(What the task requires): Print exactly the lines from the first one down to the line containing "const sampleStart = -800, sampleStep", both ends included, with no pictures and nothing else.

(Data lines):
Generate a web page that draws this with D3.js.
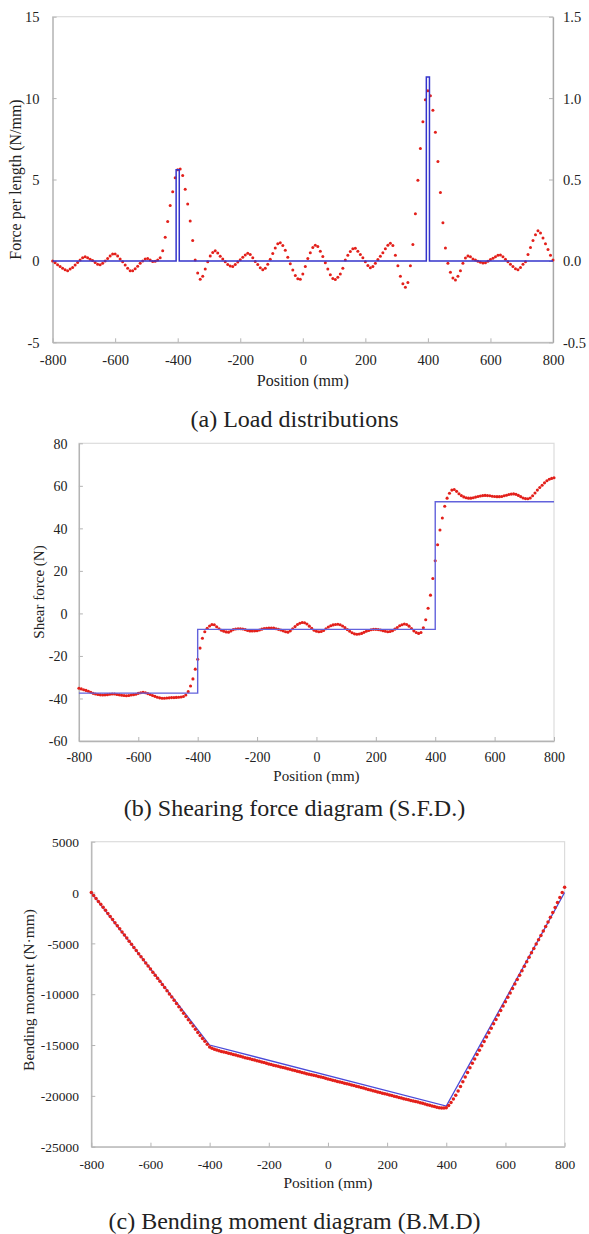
<!DOCTYPE html>
<html><head><meta charset="utf-8">
<script src="https://cdn.jsdelivr.net/npm/d3@7"></script>
<style>
body{margin:0;background:#fff}
svg{display:block}
text{font-family:"Liberation Serif","Times New Roman",serif;fill:#222}
</style>
</head><body>
<svg id="chart" width="589" height="1234"></svg>
<script>
// ---------- shared ----------
const positionTicks = [-800,-600,-400,-200,0,200,400,600,800];
const sampleStart = -800, sampleStep = 8;   // red measurement positions (mm)

// ---------- (a) load distribution ----------
const loadLeftTicks  = [-5,0,5,10,15];
const loadRightTicks = [-0.5,0,0.5,1.0,1.5];
const loadBlueX = [-800,-405,-405,-395,-395,395,395,405,405,800];
const loadBlueY = [0,0,5.6,5.6,0,0,11.3,11.3,0,0];
const loadRed = [
 0,-0.12,-0.23,-0.35,-0.45,-0.55,-0.6,-0.5,-0.4,-0.25,-0.1,0.05,0.2,0.26,0.2,0.1,0.02,-0.1,-0.2,-0.24,-0.15,0.0,0.15,0.3,0.42,
 0.43,0.3,0.12,-0.05,-0.25,-0.45,-0.6,-0.6,-0.48,-0.33,-0.15,0,0.12,0.14,0.05,-0.03,-0.02,0.05,0.2,0.63,1.45,2.42,3.4,4.25,5.1,
 5.6,5.65,5.25,4.4,3.5,2.45,1.25,0.06,-0.75,-1.12,-0.95,-0.5,-0.05,0.3,0.52,0.62,0.48,0.28,0.12,-0.05,-0.22,-0.32,-0.34,-0.22,-0.07,
 0.07,0.22,0.37,0.47,0.4,0.2,-0.03,-0.22,-0.42,-0.55,-0.45,-0.2,0.1,0.45,0.8,1.05,1.12,0.95,0.65,0.22,-0.18,-0.56,-0.9,-1.1,-1.12,
 -0.8,-0.35,0.15,0.5,0.82,0.96,0.88,0.6,0.27,-0.12,-0.5,-0.85,-1.08,-1.15,-1.0,-0.8,-0.45,0.05,0.35,0.58,0.74,0.78,0.6,0.4,0.2,
 -0.05,-0.28,-0.42,-0.35,-0.15,0.08,0.28,0.5,0.75,0.96,1.08,0.95,0.35,-0.3,-0.95,-1.4,-1.62,-1.32,-0.3,1.0,2.9,4.95,6.9,8.55,9.9,
 10.45,10.15,9.25,7.9,6.1,4.2,2.35,0.8,-0.15,-0.7,-1.05,-1.17,-0.95,-0.6,-0.15,0.18,0.3,0.25,0.12,0.05,-0.02,-0.08,-0.13,-0.12,-0.02,
 0.08,0.17,0.25,0.35,0.36,0.25,0.1,-0.05,-0.2,-0.35,-0.48,-0.55,-0.4,-0.2,-0.05,0.4,0.82,1.25,1.6,1.85,1.72,1.4,1.05,0.7,0.35,
 0.05
];

// ---------- (b) shearing force ----------
const shearTicks = [-60,-40,-20,0,20,40,60,80];
const shearBlueX = [-800,-400,-400,400,400,800];
const shearBlueY = [-37.5,-37.5,-7.5,-7.5,52.5,52.5];
const shearRed = [
 -35.2,-35.5,-35.9,-36.2,-36.6,-37.1,-37.6,-37.9,-38.1,-38.3,-38.4,-38.3,-38.2,-38.0,-37.9,-37.9,-38.1,-38.3,-38.5,-38.6,-38.7,-38.6,-38.4,-38.2,-38.0,
 -37.6,-37.3,-37.1,-37.3,-37.7,-38.1,-38.6,-39.0,-39.4,-39.7,-39.9,-39.9,-39.8,-39.7,-39.6,-39.6,-39.5,-39.4,-39.3,-39.1,-38.4,-36.8,-34.1,-30.8,-26.2,
 -21.6,-16.3,-11.7,-8.6,-7.0,-5.9,-5.2,-5.3,-6.3,-7.2,-7.9,-8.4,-8.7,-8.8,-8.3,-7.6,-7.3,-7.2,-7.2,-7.3,-7.6,-8.0,-8.3,-8.3,-8.2,
 -8.1,-7.8,-7.4,-7.1,-7.0,-6.9,-6.9,-6.9,-7.2,-7.5,-7.8,-8.2,-8.6,-8.8,-8.2,-7.2,-6.2,-5.2,-4.6,-4.3,-4.4,-5.0,-6.0,-7.0,-7.9,
 -8.4,-8.6,-8.5,-8.0,-7.2,-6.4,-5.8,-5.4,-5.2,-5.1,-5.3,-5.9,-6.7,-7.6,-8.4,-9.1,-9.6,-9.8,-9.7,-9.4,-8.9,-8.4,-8.0,-7.7,-7.5,
 -7.5,-7.6,-7.8,-8.1,-8.4,-8.6,-8.5,-8.1,-7.4,-6.6,-5.8,-5.3,-5.0,-5.2,-6.0,-7.1,-8.2,-9.0,-9.4,-9.0,-6.8,-3.0,2.4,8.6,16.4,
 24.8,32.3,39.2,44.9,50.4,54.2,56.5,58.0,58.3,57.4,56.3,55.4,54.8,54.4,54.2,54.2,54.4,54.7,55.0,55.2,55.4,55.5,55.4,55.3,55.1,
 55.0,54.9,54.9,55.0,55.3,55.6,55.9,56.1,56.2,56.0,55.5,54.9,54.3,54.0,53.9,54.3,55.3,56.6,58.0,59.2,60.3,61.4,62.4,63.1,63.5,
 63.8
];

// ---------- (c) bending moment ----------
const momentTicks = [-25000,-20000,-15000,-10000,-5000,0,5000];
const momentBlueX = [-800,-400,400,800];
const momentBlueY = [0,-15000,-21000,0];
const momentRed = [
 0,-290,-580,-870,-1160,-1450,-1750,-2050,-2355,-2658,-2960,-3265,-3570,-3872,-4176,-4480,-4785,-5092,-5400,-5705,-6010,-6315,-6620,-6925,-7228,
 -7530,-7830,-8130,-8432,-8735,-9040,-9348,-9658,-9970,-10285,-10600,-10918,-11236,-11554,-11872,-12190,-12505,-12820,-13135,-13448,-13755,-14058,-14350,-14635,-14915,
 -15200,
 -15320,-15420,-15500,-15570,-15635,-15690,-15745,-15800,-15858,-15920,
 -15985,-16050,-16115,-16180,-16240,-16298,-16355,-16413,-16473,-16535,
 -16598,-16662,-16726,-16790,-16854,-16917,-16979,-17039,-17097,-17154,
 -17210,-17267,-17325,-17385,-17447,-17510,-17575,-17640,-17703,-17762,
 -17818,-17872,-17925,-17977,-18030,-18085,-18142,-18202,-18265,-18330,
 -18395,-18460,-18523,-18583,-18640,-18696,-18752,-18808,-18865,-18923,
 -18983,-19045,-19108,-19172,-19237,-19302,-19367,-19431,-19494,-19556,
 -19617,-19677,-19736,-19794,-19852,-19910,-19970,-20030,-20092,-20154,
 -20216,-20277,-20336,-20393,-20449,-20504,-20559,-20614,-20672,-20733,
 -20797,-20863,-20930,-20995,-21055,-21110,-21160,-21190,-21190,-21170,
 -20942,-20656,-20320,-19939,-19521,-19078,-18621,-18156,-17693,-17238,
 -16797,-16363,-15933,-15505,-15078,-14650,-14220,-13788,-13353,-12917,
 -12480,-12043,-11607,-11171,-10738,-10304,-9872,-9438,-9004,-8566,
 -8126,-7685,-7242,-6800,-6360,-5925,-5494,-5068,-4643,-4216,
 -3784,-3343,-2892,-2429,-1958,-1477,-989,-493,7,510
];

const svg = d3.select("#chart");
const hy = v => String(v).replace("\u2212","-");
const serif = '"Liberation Serif","Times New Roman",serif';

function panel(cfg){
  const g = svg.append("g");
  const x = d3.scaleLinear().domain([-800,800]).range([cfg.left,cfg.right]);
  const y = d3.scaleLinear().domain(cfg.yDomain).range([cfg.bottom,cfg.top]);
  g.append("rect").attr("x",cfg.left).attr("y",cfg.top)
    .attr("width",cfg.right-cfg.left).attr("height",cfg.bottom-cfg.top)
    .attr("fill","none").attr("stroke","#dcdcdc").attr("stroke-width",1.2);
  const axCol = "#b4b4b4";
  const xa = g.append("g").attr("transform",`translate(0,${cfg.bottom})`)
    .call(d3.axisBottom(x).tickValues(positionTicks).tickSizeInner(-4).tickSizeOuter(0).tickFormat(d=>hy(d)));
  xa.select(".domain").attr("stroke",axCol).attr("stroke-width",1.3);
  xa.selectAll(".tick line").attr("stroke",axCol);
  xa.selectAll(".tick text").attr("y",cfg.xLabelDy).attr("dy","0.35em").attr("font-size",cfg.tickFs).attr("fill","#222");
  const ya = g.append("g").attr("transform",`translate(${cfg.left},0)`)
    .call(d3.axisLeft(y).tickValues(cfg.yTicks).tickSizeInner(-4).tickSizeOuter(0).tickFormat(d=>hy(d)));
  ya.select(".domain").attr("stroke",axCol).attr("stroke-width",1.3);
  ya.selectAll(".tick line").attr("stroke",axCol);
  ya.selectAll(".tick text").attr("x",-cfg.yLabelGap).attr("dy","0.35em").attr("font-size",cfg.tickFs).attr("fill","#222");
  if(cfg.rightDomain){
    const yr = d3.scaleLinear().domain(cfg.rightDomain).range([cfg.bottom,cfg.top]);
    const ra = g.append("g").attr("transform",`translate(${cfg.right},0)`)
      .call(d3.axisRight(yr).tickValues(cfg.rightTicks).tickSizeInner(-4).tickSizeOuter(0).tickFormat(d=>hy(d.toFixed(1))));
    ra.select(".domain").attr("stroke","#a8a8a8").attr("stroke-width",1.3);
    ra.selectAll(".tick line").attr("stroke",axCol);
    ra.selectAll(".tick text").attr("x",10).attr("dy","0.35em").attr("font-size",cfg.tickFs).attr("fill","#222");
  }
  g.selectAll(".tick text").style("font-family",serif);
  g.append("text").attr("x",(cfg.left+cfg.right)/2).attr("y",cfg.xTitleY).attr("dy","0.35em")
    .attr("text-anchor","middle").attr("font-size",cfg.titleFs).text("Position (mm)");
  g.append("text").attr("transform",`translate(${cfg.yTitleX},${cfg.yTitleY}) rotate(-90)`).attr("dy","0.35em")
    .attr("text-anchor","middle").attr("font-size",cfg.titleFs).text(cfg.yTitle);
  g.append("text").attr("x",294.5).attr("y",cfg.captionY).attr("dy","0.35em")
    .attr("text-anchor","middle").attr("font-size",24).text(cfg.caption);

  const blueData = cfg.blueX.map((v,i)=>[v,cfg.blueY[i]]);
  const redData = cfg.red.map((v,i)=>[sampleStart+i*sampleStep, v]);
  const line = d3.line().x(d=>x(d[0])).y(d=>y(d[1]));
  const drawBlue = () => g.append("path").datum(blueData).attr("d",line)
      .attr("fill","none").attr("stroke",cfg.blueCol).attr("stroke-width",cfg.blueW);
  const drawRed = () => g.append("g").selectAll("circle").data(redData).join("circle")
      .attr("cx",d=>x(d[0])).attr("cy",d=>y(d[1])).attr("r",cfg.dotR).attr("fill","#e3201b");
  if(cfg.blueOnTop){ drawRed(); drawBlue(); } else { drawBlue(); drawRed(); }
}

panel({left:52.6,right:553,top:16.7,bottom:342.3,yDomain:[-5,15],yTicks:loadLeftTicks,
  rightDomain:[-0.5,1.5],rightTicks:loadRightTicks,
  xLabelDy:17.7,yLabelGap:13,tickFs:14.5,titleFs:16,xTitleY:380.7,yTitleX:15,yTitleY:179.5,
  yTitle:"Force per length (N/mm)",caption:"(a) Load distributions",captionY:418.3,
  blueX:loadBlueX,blueY:loadBlueY,red:loadRed,blueCol:"#3434cc",blueW:1.5,dotR:1.5,blueOnTop:true});

panel({left:78.9,right:554,top:443.3,bottom:741,yDomain:[-60,80],yTicks:shearTicks,
  xLabelDy:15.7,yLabelGap:11.5,tickFs:14,titleFs:15,xTitleY:776,yTitleX:38.5,yTitleY:592,
  yTitle:"Shear force (N)",caption:"(b) Shearing force diagram (S.F.D.)",captionY:808,
  blueX:shearBlueX,blueY:shearBlueY,red:shearRed,blueCol:"#6262dc",blueW:1.4,dotR:1.55,blueOnTop:true});

panel({left:91.3,right:564.6,top:841.7,bottom:1146.7,yDomain:[-25000,5000],yTicks:momentTicks,
  xLabelDy:17.3,yLabelGap:12.4,tickFs:13.5,titleFs:15.5,xTitleY:1183,yTitleX:29,yTitleY:990,
  yTitle:"Bending moment (N\u00b7mm)",caption:"(c) Bending moment diagram (B.M.D)",captionY:1220.7,
  blueX:momentBlueX,blueY:momentBlueY,red:momentRed,blueCol:"#4a4ad8",blueW:1.3,dotR:1.75,blueOnTop:false});
</script>
</body></html>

(Reply to the exercise):
Generate a web page that draws this with D3.js.
<!DOCTYPE html>
<html><head><meta charset="utf-8">
<script src="https://cdn.jsdelivr.net/npm/d3@7"></script>
<style>
body{margin:0;background:#fff}
svg{display:block}
text{font-family:"Liberation Serif","Times New Roman",serif;fill:#222}
</style>
</head><body>
<svg id="chart" width="589" height="1234"></svg>
<script>
// ---------- shared ----------
const positionTicks = [-800,-600,-400,-200,0,200,400,600,800];
const sampleStart = -800, sampleStep = 8;   // red measurement positions (mm)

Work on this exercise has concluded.